[Begin]

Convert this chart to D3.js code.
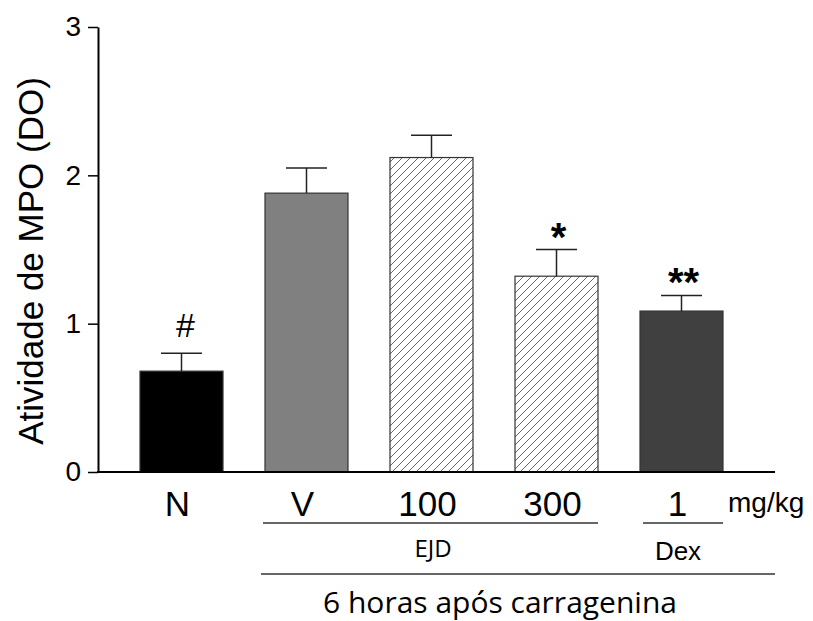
<!DOCTYPE html>
<html><head><meta charset="utf-8">
<script src="https://cdn.jsdelivr.net/npm/d3@7"></script>
<style>body{margin:0;background:#fff}</style>
</head><body>
<script>
const categories = ["N","V","100","300","1"];
const values = [0.68, 1.88, 2.12, 1.32, 1.085];
const errors = [0.12, 0.17, 0.15, 0.18, 0.105];
const marks = ["#", "", "", "*", "**"];
const fills = ["#000000", "#808080", "hatch", "hatch", "#404040"];
const yTicks = [0, 1, 2, 3];

const SANS = "'Liberation Sans', Arial, sans-serif";
const CAL = "'Open Sans', 'Noto Sans', sans-serif";
const W = 813, H = 621;
const svg = d3.select("body").append("svg").attr("width", W).attr("height", H);

const defs = svg.append("defs");
const pat = defs.append("pattern").attr("id","hatch").attr("patternUnits","userSpaceOnUse")
  .attr("width",8).attr("height",8);
pat.append("rect").attr("width",8).attr("height",8).attr("fill","#fff");
pat.append("path").attr("d","M-2,2 L2,-2 M0,8 L8,0 M6,10 L10,6").attr("stroke","#555").attr("stroke-width",0.9);

const y = d3.scaleLinear().domain([0,3]).range([472,27]);
const x = d3.scaleBand().domain(categories).range([98,765]).paddingInner(0.336).paddingOuter(0.336);

// Y axis
const ya = svg.append("g").attr("transform","translate(98,0)")
  .call(d3.axisLeft(y).tickValues(yTicks).tickFormat(d3.format("d")).tickSize(10).tickSizeOuter(0).tickPadding(7));
ya.selectAll("text").attr("font-family",SANS).attr("font-size",28).attr("fill","#000");
ya.selectAll("line").attr("stroke","#000").attr("stroke-width",1.5);
ya.select(".domain").attr("stroke","#000").attr("stroke-width",2);

// bars
svg.selectAll("rect.bar").data(categories).join("rect").attr("class","bar")
  .attr("x", d => x(d)).attr("width", x.bandwidth())
  .attr("y", (d,i) => y(values[i])).attr("height", (d,i) => y(0) - y(values[i]))
  .attr("fill", (d,i) => fills[i] === "hatch" ? "url(#hatch)" : fills[i])
  .attr("stroke", "#333").attr("stroke-width", 1.2);

// error bars
const eg = svg.append("g").attr("stroke","#222").attr("stroke-width",1.5);
categories.forEach((c,i) => {
  const cx = x(c) + x.bandwidth()/2;
  const top = y(values[i]+errors[i]);
  eg.append("line").attr("x1",cx).attr("x2",cx).attr("y1",y(values[i])).attr("y2",top);
  eg.append("line").attr("x1",cx-20.5).attr("x2",cx+20.5).attr("y1",top).attr("y2",top);
  if (marks[i] === "#") {
    svg.append("text").attr("x",cx+4).attr("y", top-16)
      .attr("text-anchor","middle").attr("font-family",SANS).attr("font-size",34).text(marks[i]);
  } else if (marks[i]) {
    svg.append("text").attr("x",cx+2).attr("y", top+1)
      .attr("text-anchor","middle").attr("font-family",SANS).attr("font-weight","bold")
      .attr("font-size",40).text(marks[i]);
  }
});

// x baseline
svg.append("line").attr("x1",97).attr("x2",775).attr("y1",y(0)).attr("y2",y(0)).attr("stroke","#000").attr("stroke-width",2);

// category labels
svg.selectAll("text.cat").data(categories).join("text").attr("class","cat")
  .attr("x", d => x(d) + x.bandwidth()/2 - 4).attr("y", 516)
  .attr("text-anchor","middle").attr("font-family",SANS)
  .attr("font-size",35).attr("fill","#000").text(d => d);

svg.append("text").attr("x",728).attr("y",512).attr("font-family",SANS)
  .attr("font-size",28).text("mg/kg");

// group lines
const lineG = svg.append("g").attr("stroke","#333").attr("stroke-width",1.3);
lineG.append("line").attr("x1",x("V")-2).attr("x2",x("300")+x.bandwidth()).attr("y1",523).attr("y2",523);
lineG.append("line").attr("x1",x("1")+3).attr("x2",x("1")+x.bandwidth()).attr("y1",523).attr("y2",523);
lineG.append("line").attr("x1",x("V")-4).attr("x2",775).attr("y1",574).attr("y2",574);

svg.append("text").attr("x",433).attr("y",557).attr("text-anchor","middle")
  .attr("font-family",CAL).attr("font-size",24).text("EJD");
svg.append("text").attr("x",678).attr("y",560).attr("text-anchor","middle")
  .attr("font-family",SANS).attr("font-size",26).text("Dex");
svg.append("text").attr("x",500).attr("y",613).attr("text-anchor","middle")
  .attr("font-family",CAL).attr("font-size",30).text("6 horas após carragenina");

// y label
svg.append("text").attr("transform","translate(43,261) rotate(-90)").attr("text-anchor","middle")
  .attr("font-family",SANS).attr("font-size",35).text("Atividade de MPO (DO)");
</script>
</body></html>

[End]

◆ Work to be completed: Write out nothing but the lines from the start of the data through the line with "const yTicks = [0, 1, 2, 3];". Leave out the pictures.

◆ Result of the task:
Convert this chart to D3.js code.
<!DOCTYPE html>
<html><head><meta charset="utf-8">
<script src="https://cdn.jsdelivr.net/npm/d3@7"></script>
<style>body{margin:0;background:#fff}</style>
</head><body>
<script>
const categories = ["N","V","100","300","1"];
const values = [0.68, 1.88, 2.12, 1.32, 1.085];
const errors = [0.12, 0.17, 0.15, 0.18, 0.105];
const marks = ["#", "", "", "*", "**"];
const fills = ["#000000", "#808080", "hatch", "hatch", "#404040"];
const yTicks = [0, 1, 2, 3];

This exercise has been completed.